London Pride is one of several organizations that plans to apply for funding this month as the federal government announced Fierté Canada Pride will receive $1.5 million to support anti-hate measures for Pride festivals.

“While we certainly welcome it, it is in this context of unprecedented levels of hate against the LGBTQ2S+ community and so of course it’s a concern. But what we’re seeing in communities across the country, event organizers, performers, activists being targeted for who they are,” said Toby Whitfield, executive director of Capital Pride.

On Tuesday, Whitfield said Canada Pride will distribute the money to local event organizers who apply for assistance and who are eligible.

“It’s part of efforts we’ve been undertaking over the last few months to make sure that pride festivals feel safe and our communities feel safe to celebrate loudly and proudly,” he added.

The National Association of Canada Pride organizations sent the federal government an “emergency funding proposal” in May, asking for $1.5 million to help cover the costs of safety and security that have gone up since a rise in anti-LGBTQ2S+ hate, violence, and threats.

The funding will go towards increasing expenses during Pride season this year, including security and police services, volunteer training, and insurance premiums. In addition to safety gear, they will need training for staff and volunteers, as well as barricades and fencing.

Minister of Women and Gender Equality and Youth Marci Ian confirmed the funding plan during an event across the street from Parliament Hill on Monday.

"A constituent said to me just the other day: 'Marci, this Pride is different.

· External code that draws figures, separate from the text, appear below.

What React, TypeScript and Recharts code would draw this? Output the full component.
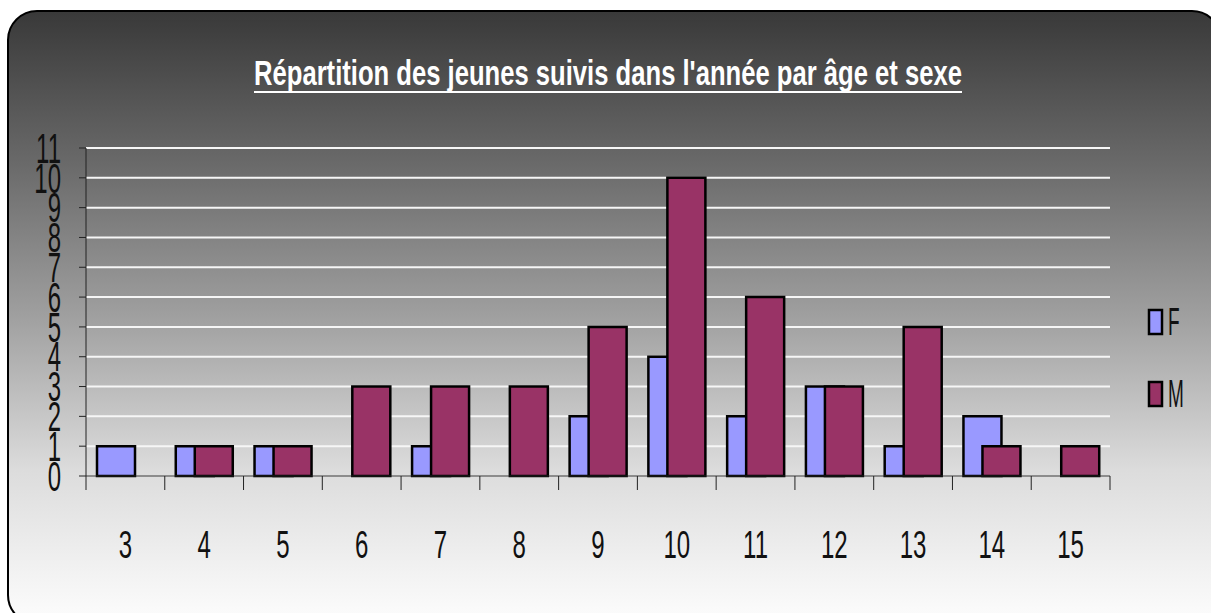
import React from 'react';
import { BarChart, Bar, XAxis, YAxis, CartesianGrid } from 'recharts';

// ages on the x axis
const ages = ['3', '4', '5', '6', '7', '8', '9', '10', '11', '12', '13', '14', '15'];
// girls / boys per age
const girls = [1, 1, 1, 0, 1, 0, 2, 4, 2, 3, 1, 2, 0];
const boys = [0, 1, 1, 3, 3, 3, 5, 10, 6, 3, 5, 1, 1];
const yTicks = [0, 1, 2, 3, 4, 5, 6, 7, 8, 9, 10, 11];
const title = "Répartition des jeunes suivis dans l'année par âge et sexe";

const series = [
  { key: 'F', label: 'F', color: '#9999FF' },
  { key: 'M', label: 'M', color: '#993366' },
];

const data = ages.map((age, i) => ({ age, F: girls[i], M: boys[i] }));

const W = 1211;
const H = 613;
const PLOT_LEFT = 86;
const PLOT_RIGHT = 1110;
const BAND = (PLOT_RIGHT - PLOT_LEFT) / ages.length;
const FONT = "'Liberation Sans', Arial, sans-serif";

const XTick = (props: any) => {
  const { x, y, payload, index } = props;
  const ly = y + 68;
  return (
    <g>
      <line x1={x - BAND / 2} x2={x - BAND / 2} y1={y} y2={y + 14} stroke="#222" strokeWidth={1} />
      {index === ages.length - 1 && (
        <line x1={x + BAND / 2} x2={x + BAND / 2} y1={y} y2={y + 14} stroke="#222" strokeWidth={1} />
      )}
      <text
        x={x}
        y={ly}
        textAnchor="middle"
        dominantBaseline="central"
        fontFamily={FONT}
        fontSize={24}
        fill="#111"
        transform={`translate(${x} ${ly}) scale(1 1.65) translate(${-x} ${-ly})`}
      >
        {payload.value}
      </text>
    </g>
  );
};

const YTick = (props: any) => {
  const { x, y, payload } = props;
  return (
    <text
      x={x}
      y={y}
      textAnchor="end"
      dominantBaseline="central"
      fontFamily={FONT}
      fontSize={24}
      fill="#111"
      transform={`translate(${x} ${y}) scale(1 1.75) translate(${-x} ${-y})`}
    >
      {payload.value}
    </text>
  );
};

const App = () => {
  return (
    <div style={{ position: 'absolute', left: 0, top: 0, width: W, height: H, overflow: 'hidden', background: '#fff' }}>
      <div
        style={{
          position: 'absolute',
          left: 7,
          top: 10,
          width: 1215,
          height: 615,
          boxSizing: 'border-box',
          border: '2px solid #000',
          borderRadius: 30,
          background: 'linear-gradient(to bottom, #393939 0%, #6a6a6a 25%, #a0a0a0 50%, #dcdcdc 75%, #fdfdfd 100%)',
        }}
      />
      <svg width={W} height={H} style={{ position: 'absolute', left: 0, top: 0 }}>
        <text
          x={608}
          y={85}
          textAnchor="middle"
          fontFamily={FONT}
          fontWeight="bold"
          fontSize={35}
          fill="#fff"
          textLength={708}
          lengthAdjust="spacingAndGlyphs"
        >
          {title}
        </text>
        <line x1={254} x2={962} y1={92} y2={92} stroke="#fff" strokeWidth={2} />
        {series.map((s, i) => {
          const cy = 322 + i * 72;
          return (
            <g key={s.key}>
              <rect x={1149} y={cy - 12} width={13} height={24} fill={s.color} stroke="#000" strokeWidth={2.5} />
              <text
                x={1168}
                y={cy}
                dominantBaseline="central"
                fontFamily={FONT}
                fontSize={19}
                fill="#111"
                transform={`translate(1168 ${cy}) scale(1 2) translate(-1168 ${-cy})`}
              >
                {s.label}
              </text>
            </g>
          );
        })}
      </svg>
      <div style={{ position: 'absolute', left: 0, top: 0 }}>
        <BarChart
          width={W}
          height={H}
          data={data}
          margin={{ top: 148, right: W - PLOT_RIGHT, bottom: 77, left: 0 }}
          barSize={38}
          barGap={-19}
        >
          <CartesianGrid vertical={false} stroke="#f6f6f6" strokeWidth={2} strokeDasharray="" />
          <XAxis
            dataKey="age"
            height={60}
            interval={0}
            tickLine={false}
            tickSize={0}
            tickMargin={0}
            axisLine={{ stroke: '#222', strokeWidth: 1 }}
            tick={<XTick />}
          />
          <YAxis
            width={PLOT_LEFT}
            domain={[0, 11]}
            ticks={yTicks}
            interval={0}
            tickSize={7}
            tickMargin={18}
            axisLine={{ stroke: '#222', strokeWidth: 1 }}
            tickLine={{ stroke: '#222', strokeWidth: 1 }}
            tick={<YTick />}
          />
          {series.map((s) => (
            <Bar key={s.key} dataKey={s.key} name={s.label} fill={s.color} stroke="#000" strokeWidth={2.5} isAnimationActive={false} />
          ))}
        </BarChart>
      </div>
    </div>
  );
};

export default App;
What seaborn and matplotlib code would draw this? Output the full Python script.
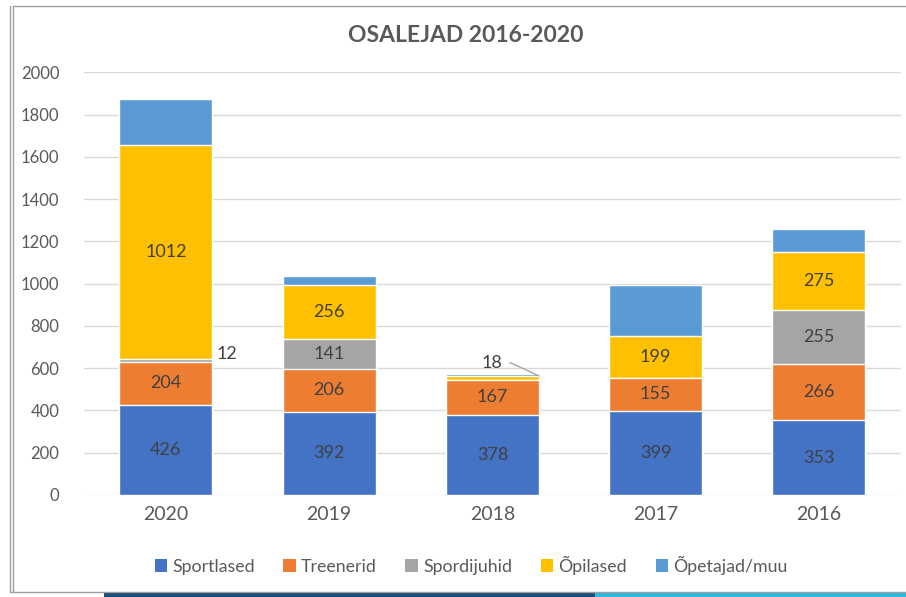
import numpy as np
import pandas as pd
import seaborn as sns
import matplotlib.pyplot as plt
from matplotlib.patches import Patch, Rectangle

years = ['2020', '2019', '2018', '2017', '2016']
sportlased = [426, 392, 378, 399, 353]
treenerid = [204, 206, 167, 155, 266]
spordijuhid = [12, 141, 0, 0, 255]
opilased = [1012, 256, 18, 199, 275]
opetajad = [218, 42, 10, 240, 108]

series_names = ['Sportlased', 'Treenerid', 'Spordijuhid', 'Õpilased', 'Õpetajad/muu']
colors = ['#4472C4', '#ED7D31', '#A5A5A5', '#FFC000', '#5B9BD5']
series = [sportlased, treenerid, spordijuhid, opilased, opetajad]

sns.set_style('white')
plt.rcParams['font.family'] = ['Lato', 'DejaVu Sans']

df = pd.DataFrame({'aasta': years})
cum = np.zeros(len(years))
bottoms = []
for name, vals in zip(series_names, series):
    bottoms.append(cum.copy())
    cum = cum + np.array(vals)
    df[name] = cum

fig = plt.figure(figsize=(9.06, 5.97), dpi=100)
ax = fig.add_axes([0.093, 0.171, 0.901, 0.708])

# stacked: draw cumulative totals from the top series down
for name, col in reversed(list(zip(series_names, colors))):
    sns.barplot(data=df, x='aasta', y=name, order=years, color=col, width=0.57,
                saturation=1, ax=ax, zorder=3)

# data labels (big enough segments, inside)
for i, name in enumerate(series_names[:4]):
    vals = series[i]
    for j, v in enumerate(vals):
        if v < 50:
            continue
        mid = bottoms[i][j] + v / 2
        ax.text(j, mid, str(v), ha='center', va='center', fontsize=13, color='#404040', zorder=5)

# small segments with outside labels
ax.text(0.31, 667, str(spordijuhid[0]), ha='left', va='center', fontsize=13, color='#404040')
ax.annotate(str(opilased[2]), xy=(2.285, bottoms[3][2] + opilased[2]), xytext=(2.06, 624),
            ha='right', va='center', fontsize=13, color='#404040',
            arrowprops=dict(arrowstyle='-', color='#A5A5A5', lw=1,
                            connectionstyle='angle,angleA=0,angleB=-25,rad=0',
                            shrinkA=3, shrinkB=0))

ax.set_ylim(0, 2000)
ax.set_xlim(-0.5, 4.5)
ax.set_yticks(range(0, 2001, 200))
ax.yaxis.grid(True, color='#D9D9D9', lw=1, zorder=0)
ax.set_axisbelow(True)
for s in ax.spines.values():
    s.set_visible(False)
ax.tick_params(axis='y', length=0, labelsize=12, labelcolor='#595959', pad=18)
ax.tick_params(axis='x', length=0, labelsize=14, labelcolor='#595959', pad=8)
ax.set_xlabel('')
ax.set_ylabel('')

fig.text(0.514, 0.94, 'OSALEJAD 2016-2020', ha='center', va='center',
         fontsize=16.5, fontweight='bold', color='#595959')

handles = [Patch(facecolor=c, edgecolor='none') for c in colors]
fig.legend(handles, series_names, loc='center', bbox_to_anchor=(0.52, 0.053), ncol=5,
           frameon=False, fontsize=12.8, handlelength=0.7, handleheight=0.7,
           handletextpad=0.3, columnspacing=1.6, labelcolor='#595959')

# slide frame bits
fig.add_artist(plt.Line2D([0.011, 0.011], [0.008, 0.99], color='#A0A0A0', lw=1))
fig.add_artist(plt.Line2D([0.0145, 0.0145], [0.008, 0.99], color='#A0A0A0', lw=1))
fig.add_artist(plt.Line2D([0.0145, 1.0], [0.99, 0.99], color='#A0A0A0', lw=1))
fig.add_artist(plt.Line2D([0.011, 1.0], [0.0085, 0.0085], color='#A0A0A0', lw=1))
fig.add_artist(Rectangle((0.115, 0.0), 0.545, 0.007, transform=fig.transFigure,
                         color='#1F4E79', lw=0))
fig.add_artist(Rectangle((0.657, 0.0), 0.343, 0.007, transform=fig.transFigure,
                         color='#2BBBD8', lw=0))

fig.savefig('out.png', dpi=100)
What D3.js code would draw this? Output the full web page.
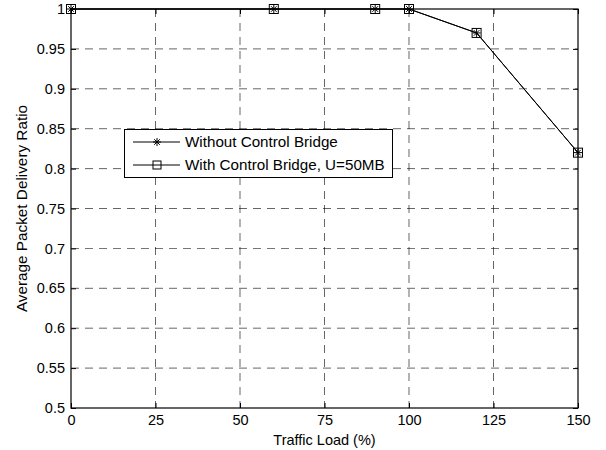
<!DOCTYPE html>
<html><head><meta charset="utf-8">
<script src="https://cdn.jsdelivr.net/npm/d3@7"></script>
<style>body{margin:0;background:#fff}svg{display:block}text{font-family:"Liberation Sans",Arial,sans-serif}</style>
</head><body>
<svg id="c" width="606" height="450"></svg>
<script>
const traffic = [0, 60, 90, 100, 120, 150];
const withoutBridge = [1, 1, 1, 1, 0.97, 0.82];
const withBridge = [1, 1, 1, 1, 0.97, 0.82];
const xTicks = [0, 25, 50, 75, 100, 125, 150];
const yTicks = [0.5, 0.55, 0.6, 0.65, 0.7, 0.75, 0.8, 0.85, 0.9, 0.95, 1];
const seriesNames = ["Without Control Bridge", "With Control Bridge, U=50MB"];

const FS = 14.5;
const svg = d3.select("#c");
const L = 71, R = 578, T = 9, B = 408;
const x = d3.scaleLinear().domain([0,150]).range([L,R]);
const y = d3.scaleLinear().domain([0.5,1]).range([B,T]);

// grid
const g = svg.append("g");
g.selectAll(".gx").data(xTicks.slice(1,-1)).enter().append("line")
  .attr("x1",d=>x(d)).attr("x2",d=>x(d)).attr("y1",T).attr("y2",B)
  .attr("stroke","#000").attr("stroke-dasharray","8,6").attr("stroke-width",0.8).attr("opacity",0.75);
g.selectAll(".gy").data(yTicks.slice(1,-1)).enter().append("line")
  .attr("y1",d=>y(d)).attr("y2",d=>y(d)).attr("x1",L).attr("x2",R)
  .attr("stroke","#000").attr("stroke-dasharray","8,6").attr("stroke-width",0.8).attr("opacity",0.75);

// axes
const xa = svg.append("g").attr("transform",`translate(0,${B})`)
  .call(d3.axisBottom(x).tickValues(xTicks).tickSize(-5).tickPadding(7).tickFormat(d3.format("d")));
const xa2 = svg.append("g").attr("transform",`translate(0,${T})`)
  .call(d3.axisTop(x).tickValues(xTicks).tickSize(-5).tickFormat(""));
const ya = svg.append("g").attr("transform",`translate(${L},0)`)
  .call(d3.axisLeft(y).tickValues(yTicks).tickSize(-5).tickPadding(6).tickFormat(d=>String(+d.toFixed(2))));
const ya2 = svg.append("g").attr("transform",`translate(${R},0)`)
  .call(d3.axisRight(y).tickValues(yTicks).tickSize(-5).tickFormat(""));
[xa,xa2,ya,ya2].forEach(a=>{
  a.select(".domain").remove();
  a.selectAll("line").attr("stroke","#000");
  a.selectAll("text").attr("font-size",FS).attr("fill","#000").style("font-family","Liberation Sans, Arial, sans-serif");
});
svg.append("rect").attr("x",L).attr("y",T).attr("width",R-L).attr("height",B-T)
  .attr("fill","none").attr("stroke","#000").attr("stroke-width",1.2);

// lines
const line = d3.line().x((d,i)=>x(traffic[i])).y(d=>y(d));
svg.append("path").datum(withoutBridge).attr("d",line).attr("fill","none").attr("stroke","#000").attr("stroke-width",1);
svg.append("path").datum(withBridge).attr("d",line).attr("fill","none").attr("stroke","#000").attr("stroke-width",1);

function star(sel, cx, cy, r){
  const p = sel.append("g").attr("transform",`translate(${cx},${cy})`).attr("stroke","#000").attr("stroke-width",1);
  p.append("line").attr("x1",-r).attr("x2",r).attr("y1",0).attr("y2",0);
  p.append("line").attr("y1",-r).attr("y2",r).attr("x1",0).attr("x2",0);
  const d = r*0.7;
  p.append("line").attr("x1",-d).attr("x2",d).attr("y1",-d).attr("y2",d);
  p.append("line").attr("x1",-d).attr("x2",d).attr("y1",d).attr("y2",-d);
}
function square(sel, cx, cy, r){
  sel.append("rect").attr("x",cx-r).attr("y",cy-r).attr("width",2*r).attr("height",2*r)
    .attr("fill","none").attr("stroke","#000").attr("stroke-width",1);
}
withoutBridge.forEach((v,i)=>star(svg, x(traffic[i]), y(v), 4));
withBridge.forEach((v,i)=>square(svg, x(traffic[i]), y(v), 4.5));

// labels
svg.append("text").attr("x",(L+R)/2).attr("y",445).attr("text-anchor","middle").attr("font-size",FS).text("Traffic Load (%)");
svg.append("text").attr("transform",`translate(27,${(T+B)/2}) rotate(-90)`).attr("text-anchor","middle").attr("font-size",15.3).text("Average Packet Delivery Ratio");

// legend
const lg = svg.append("g");
lg.append("rect").attr("x",124.5).attr("y",129.5).attr("width",268).attr("height",48).attr("fill","#fff").attr("stroke","#000");
const ly = [142, 165];
seriesNames.forEach((n,i)=>{
  lg.append("line").attr("x1",133).attr("x2",180).attr("y1",ly[i]).attr("y2",ly[i]).attr("stroke","#000");
  if(i===0) star(lg, 157, ly[i], 4); else square(lg, 157, ly[i], 4);
  lg.append("text").attr("x",185).attr("y",ly[i]+5).attr("font-size",15.2).text(n);
});
</script>
</body></html>
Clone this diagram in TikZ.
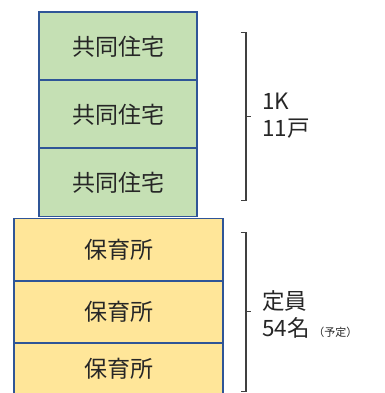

We've never seen this amount of rage, we've never seen this amount of hate directed towards us,'" the minister said. "Our government will not stand by while hate and violence seek to reverse decades of progress."

This one-time emergency funding allocation will be coming from an equality-focused program within Ian's department, and fits into the federal government's LGBTQ2S+ "Action Plan" unveiled last August.

After this Pride season, Whitfield said Pride organizations will be calling on all levels of government to continue help address anti 2SLGBTQI+ violence.